O relatório [do IDSA] especula que a China poderia fazer uma captura territorial específica, "por exemplo, uma tentativa de tomar Tawang". Mais a oeste, ao longo da LAC, outro ponto crítico é Kashimir. A China controla uma área de território predominantemente desabitada, conhecida como Aksai Chin, que conquistou durante a guerra de 1962. A imprensa indiana publica frequentemente histórias alarmistas sobre incursões chinesas a partir de Aksai Chin e de outros locais, e exagerando a escala dos investimentos chineses em infraestrutura no seu lado da fronteira, em forte contraste com a aparente letargia dos planejadores indianos. Parte do que alimenta a ansiedade em Nova Delhi, como observa o relatório, é a ameaça de uma ação coordenada entre China e Paquistão -- uma aliança forjada em grande parte em anos de mútua antipatia em relação à Índia. Em um cenário discutível, o Paquistão, com suas próprias forças ou com apoio de terroristas ou insurgentes, "faria movimentos diversionários" através de locais marcados com sangue como o glaciar de Siachen ou Kargil, sítio da última guerra indo-paquistanesa em 1999, enquanto uma ofensiva chinesa ataca mais a leste ao longo da fronteira.
É claro que esse tipo de manobras de jogo de tabuleiro tem pouco valor na geopolítica de hoje. Ação direta e provocativa não se encaixa em nenhum dos atores atuantes na região, particularmente quando há o fantasma do poderio americano -- uma curiosa ausência no relatório do IDSA -- pairando nas imediações. De modo intrigante, o relatório parece rejeitar a noção de que China e Índia poderiam enfrentar-se em locais considerados por terceiros como áreas de tensão óbvias para uma rivalidade -- ele diz que o reinado himalaio do Butão [pequeno reino fechado, encravado entre China e Índia] seria provavelmente tratado como uma "Suiça" neutra, enquanto que ao Nepal, um país de 40 milhões de habitantes que recebe apoio tanto de Beijing quanto de Nova Delhi, da-se uma certa garantia de que nenhum de seus vizinhos grandes arriscaria violar sua soberania no caso de uma guerra.
Além disso, o IDSA parece descartar a hipótese de cada lado encorajar ou deslocar terceiros em lutas mais clandestinas de um contra o outro.

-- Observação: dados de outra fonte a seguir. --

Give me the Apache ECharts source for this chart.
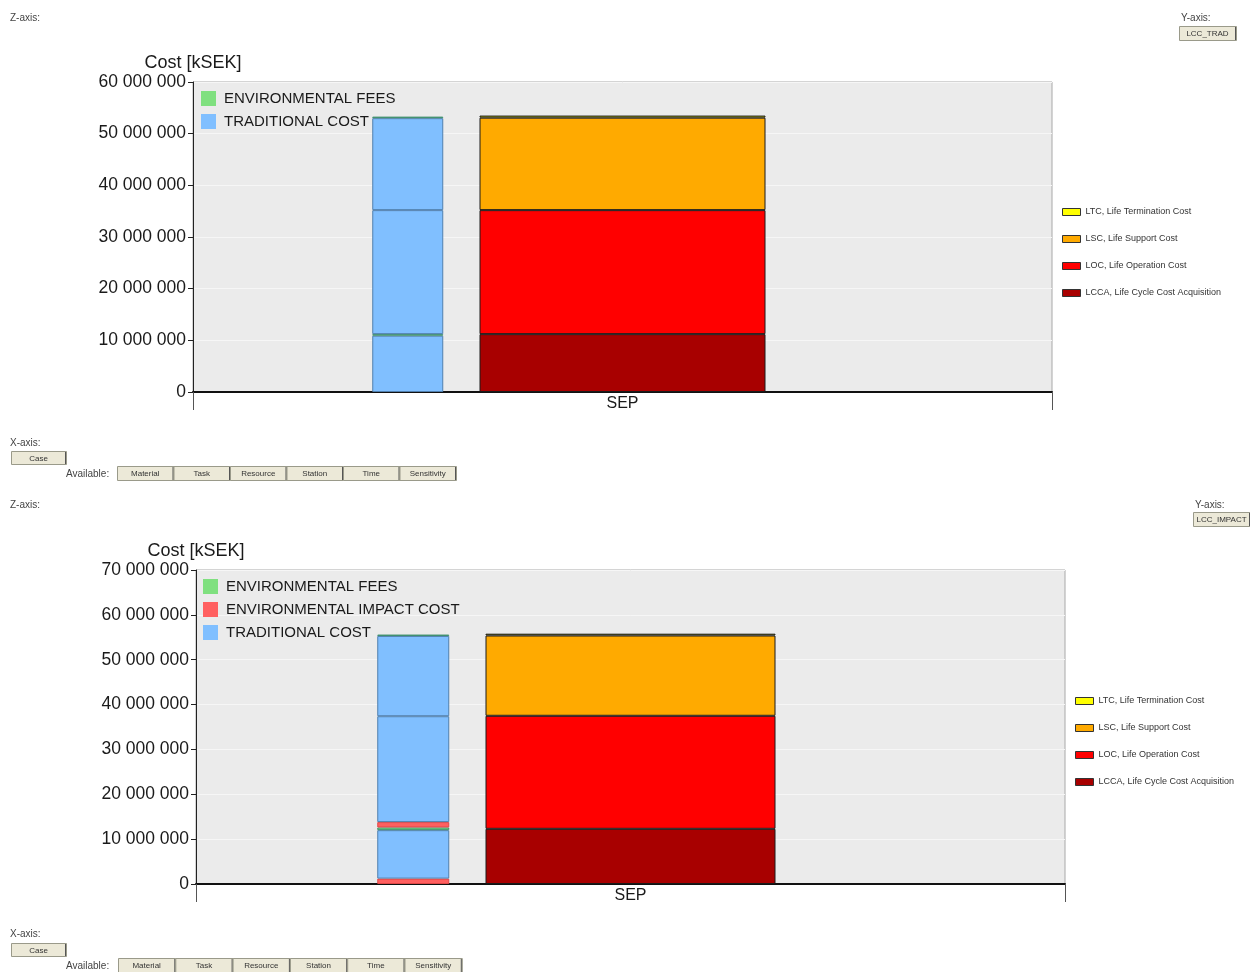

As inquietas regiões fronteiriças em ambos os lados da LAC abrigam populações minoritárias ressentidas e algumas facções de insurgentes. Índia e China -- ao contrário do Paquistão -- têm poucos precedentes em instigar grupos de militantes, e estrategistas em ambos os lados teriam zelo em não alimentar chamas de rebelião que ninguém consegue extinguir.
No entanto, o que parece alimentar as tensões militares sino-indianas -- e sombrias profecias de conflito -- são precisamente esses sentimentos de vulnerabilidade. As incertezas apresentadas pelo surpreendente crescimento econômico de ambos os países, a falta de uma comunicação e de confiança claras entre Beijing e Nova Delhi, e o forte nacionalismo subjacente à opinião pública tanto da Índia quanto da China poderiam desestabilizar esse inquieto status quo hoje existente. Gerenciar isso tudo é uma tarefa para pessoas confusas em Nova Delhi e Beijing. Mas, não fiquem surpresos se surgirem mais relatórios como esse, traçando linhas sobre o campo de batalha.